I'm in a bit of a world of hurt. I have a few friends who are mums from my childrens' school we've known one another for 6/7 years. We've been pretty good friends I think, but last night I think something became very clear to me. One of our mutual "friends" made a comment to me recently about how my son had started behaving "hard" in yr 6 but was now back to his old self. At the time I thought WTF and stuck up for him. Then I mentioned it last night when I was out with a larger group of mutual friends, and two of them also said yes, he was pretty "hard" in yr6. I'm pretty hurt by this and cross. They don't really know my son. School never had an issue with his behaviour, Ever. These parents never raised any concerns about his behaviour at the time. It's not the first time I've felt uncomfortable with this group, but I think possibly it's time for me to distance myself. I'm really really hurt but also feel that they are judging my son unfairly? My mum passed away in September after a brief illness and she and I were very close. Last night they were talking about another mum whose father in law is dying, and actually it just got a bit much for me; I just thought it was incredibly insensitive. What do you think? Ironically I'd have asked my mum before and I think I know what she would have said....

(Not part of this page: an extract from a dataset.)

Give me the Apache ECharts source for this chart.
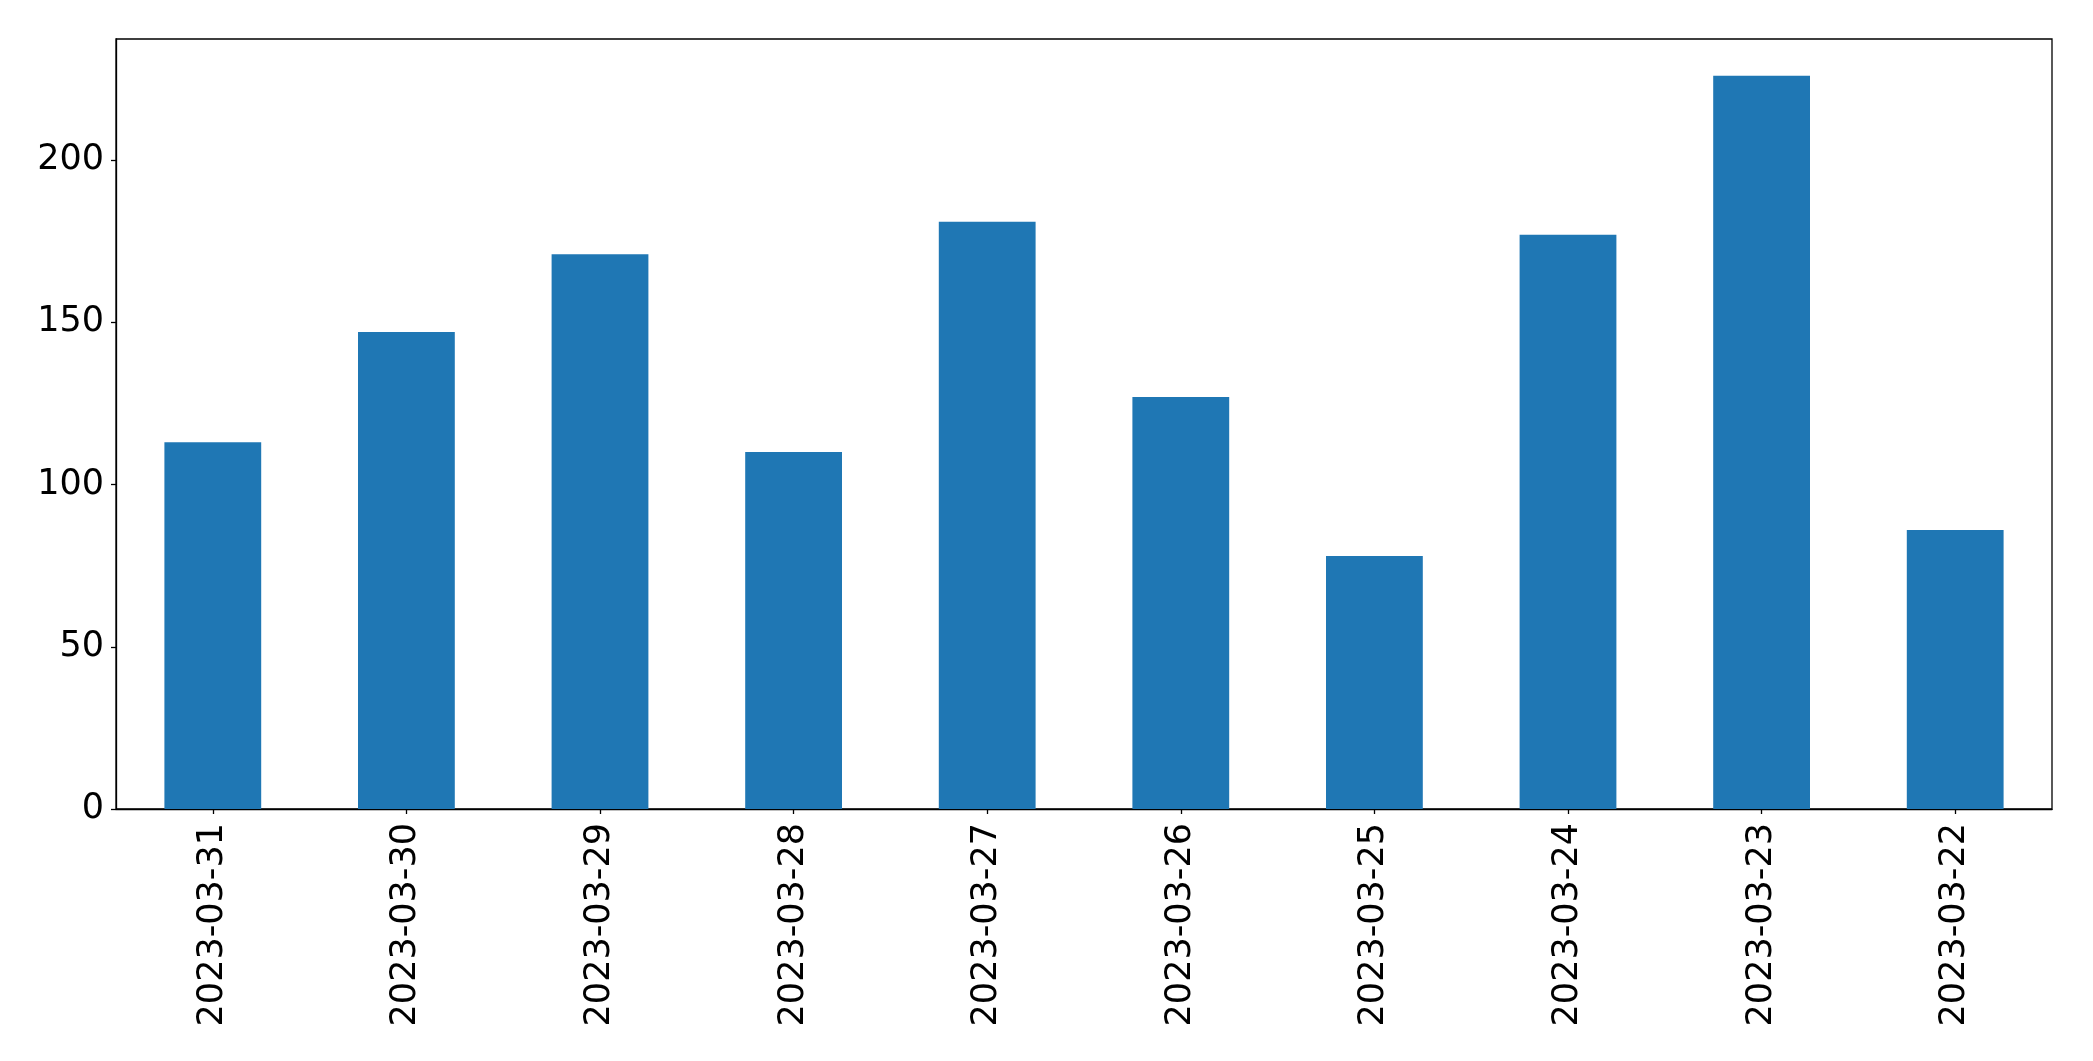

Presumably the friends are only going on what their kids are saying. Children behave differently in different groups and 'try out' different behaviours as part of developement- so he might be lovely and sweet with you, teachers, all adults really, but more gobby and/or boisterous around his mates in he playground? Clearly not anything too outrageous or there would've been repercussions.
To be honest what comes across more is your grief for losing your mother it's an incredibly traumatic time, and it sounds like you're still deep in the throes of hurting. As such I would let all the "hard comments" stuff go and not make any big friendship/relationship decisions anytime soon. It would be a shame to lose friendships over something which, as time passes, will seem very trivial.
Lots of kids behave 'hard' in year 6 - they're normally still finding their way socially.
Therefore I think you're being massively oversensitive on that one
And I'm sorry you lost your Mum 6 months ago, I'm sure it's still incredibly raw for you, but again, I don't think that makes them insensitive to discuss the friends FIL
It's never nice to hear negative comments about your kids. :-(
As for the discussion about someone dying, I don't think they can be expected to have your loss at the forefront of their minds at this point.
It depends if they are the type of people who think their own children are angels but think other children are 'hard'?
Were they making insensitive comments about this woman whose FIL is dying? If not, then I think you are being oversensitive I'm afraid.